Можно было пострадать просто за неосторожную фразу в письме, ибо власть в Российской империи не стеснялась перлюстрации. По официальным данным, в 1848–1849 гг. только в Санкт-Петербургском почтамте было вскрыто и прочитано 42 080 писем и дипломатических депеш, из которых сделано 1250 выписок[583]. Именно перлюстрированные письма стали причиной второй (новгородской) ссылки А. И. Герцена в 1841 г. и ареста И. С. Аксакова в 1849 г. Хорошо известна история с распечатанными письмами Пушкина жене, о содержании которых докладывалось императору, сделавшему поэту устное внушение. В 1841 г. на почте решили поинтересоваться содержанием письма студента Г. А. Токарева из Германии — а там предсказуемо порицались отечественные порядки. Николай повелел вернуть юношу в Россию, где над ним установили строгий секретный надзор, прекратившийся только через два года.
Арест мог последовать и по доносу бдительных чиновников или просто верноподданных. Так, например, произошло в 1849 г. с Н. П. Огарёвым и его несколькими близкими друзьями, на которых донесли бывший тесть Николая Платоновича и пензенский губернатор А. А. Панчулидзев. Также, благодаря интригам последнего, оказался в вятской ссылке (без объявления вины!) помещик и литератор И. В. Селиванов.
Иногда компетентные органы раскрывали целые противоправительственные «заговоры», в реальности бывшие лишь пылкой болтовнёй юных вольнодумцев. Наиболее известны дело кружка братьев Критских (1827), дело кружка Сунгурова (1831), наконец, дело кружка Петрашевского (1849). Последнее — самое масштабное, аресту подверглись около 40 человек, из них 21 (в том числе Ф. М. Достоевский — за публичное чтение письма Белинского к Гоголю) приговорён военным судом к расстрелу, в последний момент заменённому каторгой. Как показывают специальные исследования[584], дело «петрашевцев» было провокацией МВД, желавшего отличиться в борьбе с революцией, охватившей всю Европу и стоявшей, по мнению императора, на пороге России. «Организованного общества пропаганды не обнаружено… хотя были к тому неудачные попытки…», — говорится в заключении Следственной комиссии.
Поощряемая сверху мания доносов на «крамольников» создавала параноидальную атмосферу, развязывая руки опасным маргиналам. Дмитриев вспоминает: «Москва наполнилась шпионами.
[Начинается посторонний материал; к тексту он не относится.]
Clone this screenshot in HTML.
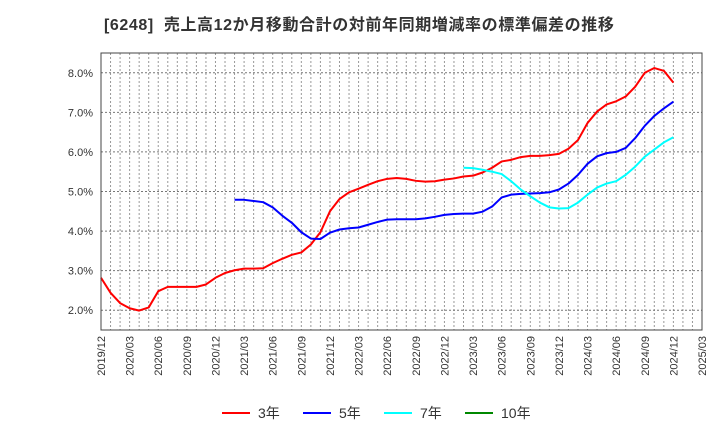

Все промотавшиеся купеческие сынки; вся бродячая дрянь, не способная к трудам службы; весь обор человеческого общества подвинулся отыскивать добро и зло, загребая с двух сторон деньги: и от жандармов за шпионство, и от честных людей, угрожая доносом. Вскоре никто не был спокоен из служащих; а в домах боялись собственных людей, потому что их подкупали, боялись даже некоторых лиц, принадлежащих к порядочному обществу и даже к высшему званию, потому что о некоторых проходил слух, что они принадлежат к тайной полиции. Я знал двоих из таких лиц. Очень вероятно, что это подозрение было несправедливо, но тем не менее их опасались, разговор при них умолкал или обращался на другое, и они, бедные, вероятно, и сами замечали, что при них неловко!» По свидетельству П. В. Анненкова, «[т]ерроризация достигла и провинции. Города и веси сами указывают, кого хватать из так называемых либералов; доносы развиваются до сумасшествия; общее подозрение всех к каждому и каждого ко всем». Л. М. Жемчужников рассказывает, как граф С. П. де Бальмен, произнёсший за столом в своём украинском имении тост в честь французской февральской революции 1848 г., был вскоре схвачен и отправлен в Петербург в III отделение для строгого внушения.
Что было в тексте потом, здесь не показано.